Fukunaga served as the director for all the eight episodes of the critically-acclaimed first season that featured Woody Harrelson and Matthew McConaughey in the lead.

But despite winning an Emmy for outstanding directing for the show, Fukunaga chose not to return for the second season, which was universally panned.

"The show was presented to me in the way we pitched it around town as an independent film made into television. The writer and director are a team.

"Over the course of the project, Nic kept positioning himself as if he was my boss and I was like, ' But you're not my boss. We're partners. We collaborate'," Fukunaga revealed.

During the post-production, he said Pizzolatto was empowered by the HBO executives that made their partnership quite unfair.

"By the time they got to post-production, people like (former HBO programming president) Michael Lombardo were giving Nic more power.

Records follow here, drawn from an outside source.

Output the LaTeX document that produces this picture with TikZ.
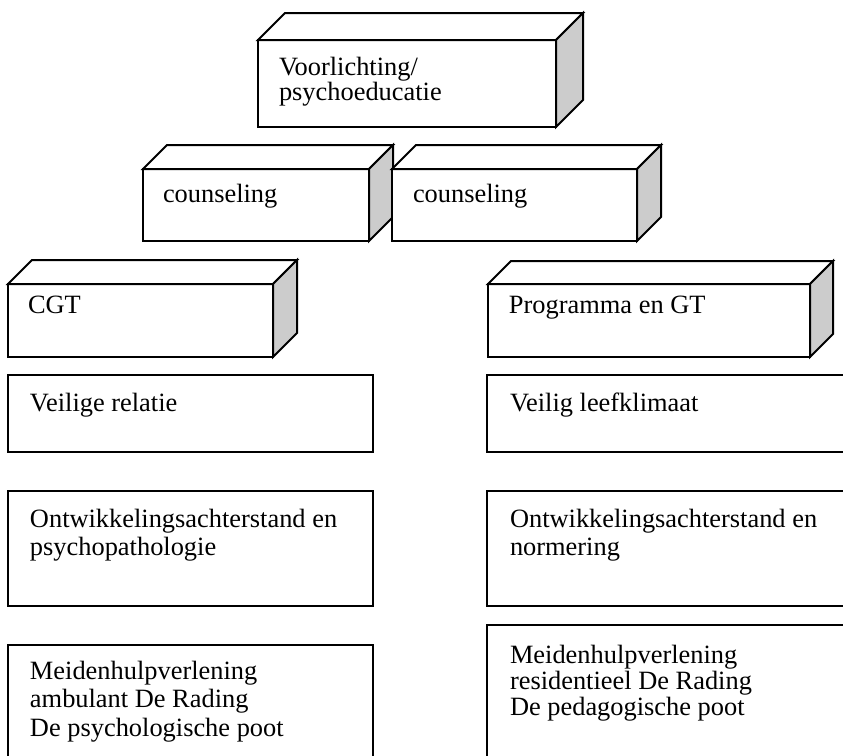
\documentclass[tikz,border=0pt]{standalone}
\usepackage{fontspec}
\setmainfont{Liberation Serif}
\usetikzlibrary{calc}
\definecolor{sideshade}{RGB}{204,204,204}
\tikzset{
  edge/.style={line width=1pt, line join=miter},
  face/.style={edge, draw=black, fill=white, anchor=north west, inner sep=0pt, outer sep=0pt},
  side/.style={edge, draw=black, fill=sideshade},
  topface/.style={edge, draw=black, fill=white},
  box/.style={edge, draw=black, fill=white, anchor=north west, inner sep=0pt, outer sep=0pt},
  label/.style={anchor=base west, inner sep=0pt, outer sep=0pt, font=\fontsize{13.2pt}{14pt}\selectfont}
}
% top and right faces of a block whose front face is node #1, depth #2
\newcommand\cubefaces[2]{%
  \filldraw[topface] (#1.north west) -- ++(#2,#2) -- ($(#1.north east)+(#2,#2)$) -- (#1.north east) -- cycle;
  \filldraw[side] (#1.north east) -- ++(#2,#2) -- ($(#1.south east)+(#2,#2)$) -- (#1.south east) -- cycle;
}
\begin{document}
\begin{tikzpicture}[x=0.5pt,y=-0.5pt]
\useasboundingbox (0,0) rectangle (843,756);
\clip (0,0) rectangle (843,756);

% blocks
\node[face, minimum width=149pt, minimum height=43.5pt] (vl) at (258,40) {};
\cubefaces{vl}{13.5pt}
\node[face, minimum width=113pt, minimum height=36pt] (cl) at (143,169) {};
\cubefaces{cl}{12pt}
\node[face, minimum width=122.5pt, minimum height=36pt] (cr) at (392,169) {};
\cubefaces{cr}{12pt}
\node[face, minimum width=132.5pt, minimum height=36.5pt] (cgt) at (8,284) {};
\cubefaces{cgt}{12pt}
\node[face, minimum width=161pt, minimum height=36.5pt] (prog) at (488,284) {};
\cubefaces{prog}{11.5pt}

% plain boxes, left column
\node[box, minimum width=182.5pt, minimum height=38.5pt] (l1) at (8,375) {};
\node[box, minimum width=182.5pt, minimum height=57.5pt] (l2) at (8,491) {};
\node[box, minimum width=182.5pt, minimum height=80pt] (l3) at (8,645) {};
% plain boxes, right column
\node[box, minimum width=200pt, minimum height=38.5pt] (r1) at (487,375) {};
\node[box, minimum width=200pt, minimum height=57.5pt] (r2) at (487,491) {};
\node[box, minimum width=200pt, minimum height=80pt] (r3) at (487,625) {};

% texts
\node[label] (tvl) at (279,75) {\parbox[t]{140pt}{\baselineskip=12.5pt Voorlichting/\\psychoeducatie}};
\node[label] (tcl) at (163,202) {counseling};
\node[label] (tcr) at (413,202) {counseling};
\node[label] (tcgt) at (28,313) {CGT};
\node[label] (tprog) at (509,313) {Programma en GT};
\node[label] (tl1) at (30,411) {Veilige relatie};
\node[label] (tr1) at (510,411) {Veilig leefklimaat};
\node[label] (tl2) at (30,527) {\parbox[t]{175pt}{\baselineskip=14pt Ontwikkelingsachterstand en\\psychopathologie}};
\node[label] (tr2) at (510,527) {\parbox[t]{175pt}{\baselineskip=14pt Ontwikkelingsachterstand en\\normering}};
\node[label] (tl3) at (30,679) {\parbox[t]{175pt}{\baselineskip=14.25pt Meidenhulpverlening\\ambulant De Rading\\De psychologische poot}};
\node[label] (tr3) at (510,663) {\parbox[t]{175pt}{\baselineskip=13pt Meidenhulpverlening\\residentieel De Rading\\De pedagogische poot}};
\end{tikzpicture}
\end{document}
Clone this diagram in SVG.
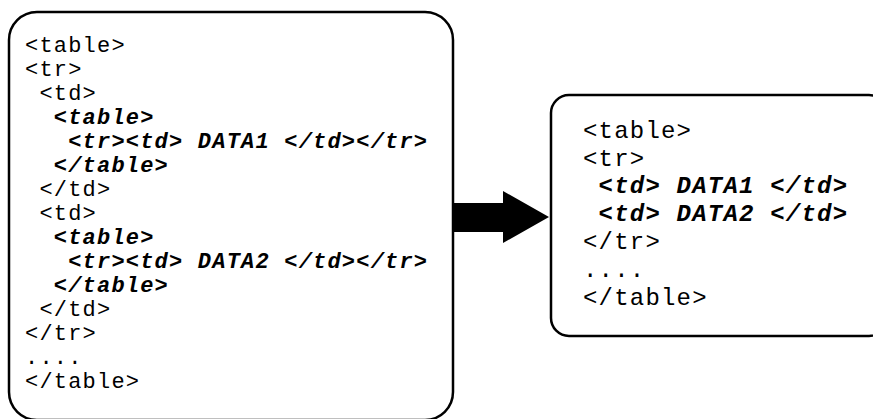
<svg xmlns="http://www.w3.org/2000/svg" width="873" height="419" viewBox="0 0 873 419">
<style>
.box{fill:#fff;stroke:#000;stroke-width:2.5}
.t{font-family:"Liberation Mono","Courier New",monospace;fill:#000;white-space:pre}
.l{font-size:22px;letter-spacing:1.2px}
.r{font-size:24px;letter-spacing:1.2px}
.b{font-weight:bold;font-style:italic}
</style>
<rect width="873" height="419" fill="#fff"/>
<g id="connectors">
<polygon points="453,203 503,203 503,191 549,217 503,243 503,232 453,232" fill="#000"/>
</g>
<g id="nested">
<rect class="box" x="9" y="12" width="444" height="408" rx="28" ry="28"/>
<text class="t l" x="25" y="52" xml:space="preserve">&lt;table&gt;</text>
<text class="t l" x="25" y="76" xml:space="preserve">&lt;tr&gt;</text>
<text class="t l" x="25" y="100" xml:space="preserve"> &lt;td&gt;</text>
<text class="t l b" x="25" y="124" xml:space="preserve">  &lt;table&gt;</text>
<text class="t l b" x="25" y="148" xml:space="preserve">   &lt;tr&gt;&lt;td&gt; DATA1 &lt;/td&gt;&lt;/tr&gt;</text>
<text class="t l b" x="25" y="172" xml:space="preserve">  &lt;/table&gt;</text>
<text class="t l" x="25" y="196" xml:space="preserve"> &lt;/td&gt;</text>
<text class="t l" x="25" y="220" xml:space="preserve"> &lt;td&gt;</text>
<text class="t l b" x="25" y="244" xml:space="preserve">  &lt;table&gt;</text>
<text class="t l b" x="25" y="268" xml:space="preserve">   &lt;tr&gt;&lt;td&gt; DATA2 &lt;/td&gt;&lt;/tr&gt;</text>
<text class="t l b" x="25" y="292" xml:space="preserve">  &lt;/table&gt;</text>
<text class="t l" x="25" y="316" xml:space="preserve"> &lt;/td&gt;</text>
<text class="t l" x="25" y="340" xml:space="preserve">&lt;/tr&gt;</text>
<text class="t l" x="25" y="364" xml:space="preserve">....</text>
<text class="t l" x="25" y="388" xml:space="preserve">&lt;/table&gt;</text>
</g>
<g id="flat">
<rect class="box" x="551" y="95" width="336" height="241" rx="18" ry="18"/>
<text class="t r" x="583" y="138" xml:space="preserve">&lt;table&gt;</text>
<text class="t r" x="583" y="166" xml:space="preserve">&lt;tr&gt;</text>
<text class="t r b" x="583" y="193" xml:space="preserve"> &lt;td&gt; DATA1 &lt;/td&gt;</text>
<text class="t r b" x="583" y="221" xml:space="preserve"> &lt;td&gt; DATA2 &lt;/td&gt;</text>
<text class="t r" x="583" y="249" xml:space="preserve">&lt;/tr&gt;</text>
<text class="t r" x="583" y="277" xml:space="preserve">....</text>
<text class="t r" x="583" y="305" xml:space="preserve">&lt;/table&gt;</text>
</g>
</svg>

It was disheartening because it didn't feel like the partnership was fair," he added.

Talking about the creative differences he had with the creator, Fukunaga said he differed with Pizzolatto on the "tone and taste" of the show.

"Nic is a really good writer, but I do think he needs to be edited down. It becomes too much about the writing and not enough about the momentum of the story.

"My struggle with him was to take some of these long dialogue scenes and put some air into them. We differed on tone and taste," he added.

During the interview, Fukunaga also explained the reasons why he exited the film adaptation of celebrated author Stephen King's 'It' novel series.

"I was on that for four or five years with Warners and then it got moved to New Line, right before we were about to go into production. I think New Line's view of what they wanted and my view of what I wanted were very different.